## DATA BLOCK
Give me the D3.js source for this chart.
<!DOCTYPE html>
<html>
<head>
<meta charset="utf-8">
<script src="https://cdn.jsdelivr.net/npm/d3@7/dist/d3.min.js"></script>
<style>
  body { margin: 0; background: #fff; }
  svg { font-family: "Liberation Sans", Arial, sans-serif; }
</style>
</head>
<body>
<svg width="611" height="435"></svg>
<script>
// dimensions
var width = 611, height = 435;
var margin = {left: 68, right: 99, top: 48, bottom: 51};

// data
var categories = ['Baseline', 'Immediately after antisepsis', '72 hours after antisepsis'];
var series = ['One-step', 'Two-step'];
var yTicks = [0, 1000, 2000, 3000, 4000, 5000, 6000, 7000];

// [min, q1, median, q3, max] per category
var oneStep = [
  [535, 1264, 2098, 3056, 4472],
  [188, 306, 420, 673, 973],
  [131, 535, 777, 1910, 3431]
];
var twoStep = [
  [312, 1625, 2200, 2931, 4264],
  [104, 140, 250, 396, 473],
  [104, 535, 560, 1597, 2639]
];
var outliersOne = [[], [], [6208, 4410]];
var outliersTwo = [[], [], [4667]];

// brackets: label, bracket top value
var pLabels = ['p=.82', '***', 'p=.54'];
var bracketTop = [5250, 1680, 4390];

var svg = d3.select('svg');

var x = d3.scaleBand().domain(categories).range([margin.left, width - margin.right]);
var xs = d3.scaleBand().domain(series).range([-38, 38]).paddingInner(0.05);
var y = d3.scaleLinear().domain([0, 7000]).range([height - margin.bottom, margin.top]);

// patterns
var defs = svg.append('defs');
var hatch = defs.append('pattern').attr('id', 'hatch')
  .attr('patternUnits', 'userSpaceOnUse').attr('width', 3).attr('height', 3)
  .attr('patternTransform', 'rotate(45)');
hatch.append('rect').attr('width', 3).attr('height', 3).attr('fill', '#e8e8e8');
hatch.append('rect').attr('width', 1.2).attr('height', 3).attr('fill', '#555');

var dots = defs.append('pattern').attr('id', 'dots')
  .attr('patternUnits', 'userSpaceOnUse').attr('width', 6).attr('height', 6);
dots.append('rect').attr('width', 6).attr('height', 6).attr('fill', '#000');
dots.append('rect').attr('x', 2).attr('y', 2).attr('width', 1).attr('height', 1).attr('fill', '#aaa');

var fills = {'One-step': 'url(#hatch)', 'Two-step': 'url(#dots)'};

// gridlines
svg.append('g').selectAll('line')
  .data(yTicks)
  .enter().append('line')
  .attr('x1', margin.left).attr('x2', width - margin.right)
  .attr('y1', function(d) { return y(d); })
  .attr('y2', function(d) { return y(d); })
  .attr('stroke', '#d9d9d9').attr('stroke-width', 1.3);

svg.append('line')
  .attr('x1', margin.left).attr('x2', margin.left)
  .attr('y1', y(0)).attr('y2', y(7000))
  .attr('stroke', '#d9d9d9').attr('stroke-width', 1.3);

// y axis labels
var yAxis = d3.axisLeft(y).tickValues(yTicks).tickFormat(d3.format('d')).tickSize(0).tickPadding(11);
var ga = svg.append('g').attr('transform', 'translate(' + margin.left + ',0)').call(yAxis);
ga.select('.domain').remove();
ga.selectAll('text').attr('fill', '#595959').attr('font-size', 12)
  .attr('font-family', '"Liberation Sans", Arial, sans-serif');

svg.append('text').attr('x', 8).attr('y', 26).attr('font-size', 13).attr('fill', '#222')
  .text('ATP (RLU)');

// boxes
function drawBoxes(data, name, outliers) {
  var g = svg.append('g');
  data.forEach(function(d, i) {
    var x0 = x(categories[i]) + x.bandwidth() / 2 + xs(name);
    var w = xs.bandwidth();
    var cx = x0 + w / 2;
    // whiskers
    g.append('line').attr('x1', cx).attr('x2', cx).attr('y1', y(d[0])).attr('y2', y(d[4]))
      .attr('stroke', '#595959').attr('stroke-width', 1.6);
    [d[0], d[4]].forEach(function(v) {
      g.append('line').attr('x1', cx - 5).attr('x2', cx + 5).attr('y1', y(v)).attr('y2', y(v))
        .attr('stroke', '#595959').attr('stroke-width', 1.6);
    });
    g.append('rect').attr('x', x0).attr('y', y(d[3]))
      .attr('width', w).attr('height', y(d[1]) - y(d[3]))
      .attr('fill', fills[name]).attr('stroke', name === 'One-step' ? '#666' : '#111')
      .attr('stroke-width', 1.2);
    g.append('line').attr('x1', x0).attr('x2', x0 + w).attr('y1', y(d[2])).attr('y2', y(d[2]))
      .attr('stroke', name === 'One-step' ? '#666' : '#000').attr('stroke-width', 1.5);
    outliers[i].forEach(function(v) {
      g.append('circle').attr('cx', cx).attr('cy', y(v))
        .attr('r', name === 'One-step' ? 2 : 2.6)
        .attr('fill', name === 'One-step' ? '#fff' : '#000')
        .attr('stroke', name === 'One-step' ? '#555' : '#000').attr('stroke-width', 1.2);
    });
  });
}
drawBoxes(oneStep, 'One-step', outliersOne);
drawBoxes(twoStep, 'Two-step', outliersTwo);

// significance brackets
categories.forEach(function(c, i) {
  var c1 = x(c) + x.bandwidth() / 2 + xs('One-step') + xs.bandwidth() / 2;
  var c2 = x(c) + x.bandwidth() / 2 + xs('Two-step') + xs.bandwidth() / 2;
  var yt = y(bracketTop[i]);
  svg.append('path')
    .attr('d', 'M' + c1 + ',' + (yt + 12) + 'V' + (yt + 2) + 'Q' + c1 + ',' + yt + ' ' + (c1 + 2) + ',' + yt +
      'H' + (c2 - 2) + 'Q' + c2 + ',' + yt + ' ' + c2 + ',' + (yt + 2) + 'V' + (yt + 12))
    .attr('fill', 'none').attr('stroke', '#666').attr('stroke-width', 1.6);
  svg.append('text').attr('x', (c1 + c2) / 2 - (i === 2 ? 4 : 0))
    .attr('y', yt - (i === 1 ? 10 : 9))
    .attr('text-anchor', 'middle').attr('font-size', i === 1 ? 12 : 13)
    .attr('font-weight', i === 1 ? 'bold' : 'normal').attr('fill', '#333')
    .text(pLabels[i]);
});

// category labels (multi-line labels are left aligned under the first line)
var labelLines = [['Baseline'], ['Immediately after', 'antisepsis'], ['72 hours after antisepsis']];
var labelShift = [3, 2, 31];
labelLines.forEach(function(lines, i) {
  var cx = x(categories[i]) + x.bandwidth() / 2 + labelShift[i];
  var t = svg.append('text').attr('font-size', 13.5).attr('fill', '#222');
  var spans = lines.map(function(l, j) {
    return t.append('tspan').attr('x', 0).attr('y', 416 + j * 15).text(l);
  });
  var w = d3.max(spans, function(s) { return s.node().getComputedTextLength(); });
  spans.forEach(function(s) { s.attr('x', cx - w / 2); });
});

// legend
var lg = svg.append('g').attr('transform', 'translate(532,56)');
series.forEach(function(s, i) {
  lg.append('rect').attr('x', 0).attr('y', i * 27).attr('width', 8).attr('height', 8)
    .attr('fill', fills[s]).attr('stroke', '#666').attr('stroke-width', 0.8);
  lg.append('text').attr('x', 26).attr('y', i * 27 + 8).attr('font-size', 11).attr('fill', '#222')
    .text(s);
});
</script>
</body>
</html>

## WORK INSTRUCTIONS
Return every line of the material exactly.

## EXERCISE RESPONSE
Give me the D3.js source for this chart.
<!DOCTYPE html>
<html>
<head>
<meta charset="utf-8">
<script src="https://cdn.jsdelivr.net/npm/d3@7/dist/d3.min.js"></script>
<style>
  body { margin: 0; background: #fff; }
  svg { font-family: "Liberation Sans", Arial, sans-serif; }
</style>
</head>
<body>
<svg width="611" height="435"></svg>
<script>
// dimensions
var width = 611, height = 435;
var margin = {left: 68, right: 99, top: 48, bottom: 51};

// data
var categories = ['Baseline', 'Immediately after antisepsis', '72 hours after antisepsis'];
var series = ['One-step', 'Two-step'];
var yTicks = [0, 1000, 2000, 3000, 4000, 5000, 6000, 7000];

// [min, q1, median, q3, max] per category
var oneStep = [
  [535, 1264, 2098, 3056, 4472],
  [188, 306, 420, 673, 973],
  [131, 535, 777, 1910, 3431]
];
var twoStep = [
  [312, 1625, 2200, 2931, 4264],
  [104, 140, 250, 396, 473],
  [104, 535, 560, 1597, 2639]
];
var outliersOne = [[], [], [6208, 4410]];
var outliersTwo = [[], [], [4667]];

// brackets: label, bracket top value
var pLabels = ['p=.82', '***', 'p=.54'];
var bracketTop = [5250, 1680, 4390];

var svg = d3.select('svg');

var x = d3.scaleBand().domain(categories).range([margin.left, width - margin.right]);
var xs = d3.scaleBand().domain(series).range([-38, 38]).paddingInner(0.05);
var y = d3.scaleLinear().domain([0, 7000]).range([height - margin.bottom, margin.top]);

// patterns
var defs = svg.append('defs');
var hatch = defs.append('pattern').attr('id', 'hatch')
  .attr('patternUnits', 'userSpaceOnUse').attr('width', 3).attr('height', 3)
  .attr('patternTransform', 'rotate(45)');
hatch.append('rect').attr('width', 3).attr('height', 3).attr('fill', '#e8e8e8');
hatch.append('rect').attr('width', 1.2).attr('height', 3).attr('fill', '#555');

var dots = defs.append('pattern').attr('id', 'dots')
  .attr('patternUnits', 'userSpaceOnUse').attr('width', 6).attr('height', 6);
dots.append('rect').attr('width', 6).attr('height', 6).attr('fill', '#000');
dots.append('rect').attr('x', 2).attr('y', 2).attr('width', 1).attr('height', 1).attr('fill', '#aaa');

var fills = {'One-step': 'url(#hatch)', 'Two-step': 'url(#dots)'};

// gridlines
svg.append('g').selectAll('line')
  .data(yTicks)
  .enter().append('line')
  .attr('x1', margin.left).attr('x2', width - margin.right)
  .attr('y1', function(d) { return y(d); })
  .attr('y2', function(d) { return y(d); })
  .attr('stroke', '#d9d9d9').attr('stroke-width', 1.3);

svg.append('line')
  .attr('x1', margin.left).attr('x2', margin.left)
  .attr('y1', y(0)).attr('y2', y(7000))
  .attr('stroke', '#d9d9d9').attr('stroke-width', 1.3);

// y axis labels
var yAxis = d3.axisLeft(y).tickValues(yTicks).tickFormat(d3.format('d')).tickSize(0).tickPadding(11);
var ga = svg.append('g').attr('transform', 'translate(' + margin.left + ',0)').call(yAxis);
ga.select('.domain').remove();
ga.selectAll('text').attr('fill', '#595959').attr('font-size', 12)
  .attr('font-family', '"Liberation Sans", Arial, sans-serif');

svg.append('text').attr('x', 8).attr('y', 26).attr('font-size', 13).attr('fill', '#222')
  .text('ATP (RLU)');

// boxes
function drawBoxes(data, name, outliers) {
  var g = svg.append('g');
  data.forEach(function(d, i) {
    var x0 = x(categories[i]) + x.bandwidth() / 2 + xs(name);
    var w = xs.bandwidth();
    var cx = x0 + w / 2;
    // whiskers
    g.append('line').attr('x1', cx).attr('x2', cx).attr('y1', y(d[0])).attr('y2', y(d[4]))
      .attr('stroke', '#595959').attr('stroke-width', 1.6);
    [d[0], d[4]].forEach(function(v) {
      g.append('line').attr('x1', cx - 5).attr('x2', cx + 5).attr('y1', y(v)).attr('y2', y(v))
        .attr('stroke', '#595959').attr('stroke-width', 1.6);
    });
    g.append('rect').attr('x', x0).attr('y', y(d[3]))
      .attr('width', w).attr('height', y(d[1]) - y(d[3]))
      .attr('fill', fills[name]).attr('stroke', name === 'One-step' ? '#666' : '#111')
      .attr('stroke-width', 1.2);
    g.append('line').attr('x1', x0).attr('x2', x0 + w).attr('y1', y(d[2])).attr('y2', y(d[2]))
      .attr('stroke', name === 'One-step' ? '#666' : '#000').attr('stroke-width', 1.5);
    outliers[i].forEach(function(v) {
      g.append('circle').attr('cx', cx).attr('cy', y(v))
        .attr('r', name === 'One-step' ? 2 : 2.6)
        .attr('fill', name === 'One-step' ? '#fff' : '#000')
        .attr('stroke', name === 'One-step' ? '#555' : '#000').attr('stroke-width', 1.2);
    });
  });
}
drawBoxes(oneStep, 'One-step', outliersOne);
drawBoxes(twoStep, 'Two-step', outliersTwo);

// significance brackets
categories.forEach(function(c, i) {
  var c1 = x(c) + x.bandwidth() / 2 + xs('One-step') + xs.bandwidth() / 2;
  var c2 = x(c) + x.bandwidth() / 2 + xs('Two-step') + xs.bandwidth() / 2;
  var yt = y(bracketTop[i]);
  svg.append('path')
    .attr('d', 'M' + c1 + ',' + (yt + 12) + 'V' + (yt + 2) + 'Q' + c1 + ',' + yt + ' ' + (c1 + 2) + ',' + yt +
      'H' + (c2 - 2) + 'Q' + c2 + ',' + yt + ' ' + c2 + ',' + (yt + 2) + 'V' + (yt + 12))
    .attr('fill', 'none').attr('stroke', '#666').attr('stroke-width', 1.6);
  svg.append('text').attr('x', (c1 + c2) / 2 - (i === 2 ? 4 : 0))
    .attr('y', yt - (i === 1 ? 10 : 9))
    .attr('text-anchor', 'middle').attr('font-size', i === 1 ? 12 : 13)
    .attr('font-weight', i === 1 ? 'bold' : 'normal').attr('fill', '#333')
    .text(pLabels[i]);
});

// category labels (multi-line labels are left aligned under the first line)
var labelLines = [['Baseline'], ['Immediately after', 'antisepsis'], ['72 hours after antisepsis']];
var labelShift = [3, 2, 31];
labelLines.forEach(function(lines, i) {
  var cx = x(categories[i]) + x.bandwidth() / 2 + labelShift[i];
  var t = svg.append('text').attr('font-size', 13.5).attr('fill', '#222');
  var spans = lines.map(function(l, j) {
    return t.append('tspan').attr('x', 0).attr('y', 416 + j * 15).text(l);
  });
  var w = d3.max(spans, function(s) { return s.node().getComputedTextLength(); });
  spans.forEach(function(s) { s.attr('x', cx - w / 2); });
});

// legend
var lg = svg.append('g').attr('transform', 'translate(532,56)');
series.forEach(function(s, i) {
  lg.append('rect').attr('x', 0).attr('y', i * 27).attr('width', 8).attr('height', 8)
    .attr('fill', fills[s]).attr('stroke', '#666').attr('stroke-width', 0.8);
  lg.append('text').attr('x', 26).attr('y', i * 27 + 8).attr('font-size', 11).attr('fill', '#222')
    .text(s);
});
</script>
</body>
</html>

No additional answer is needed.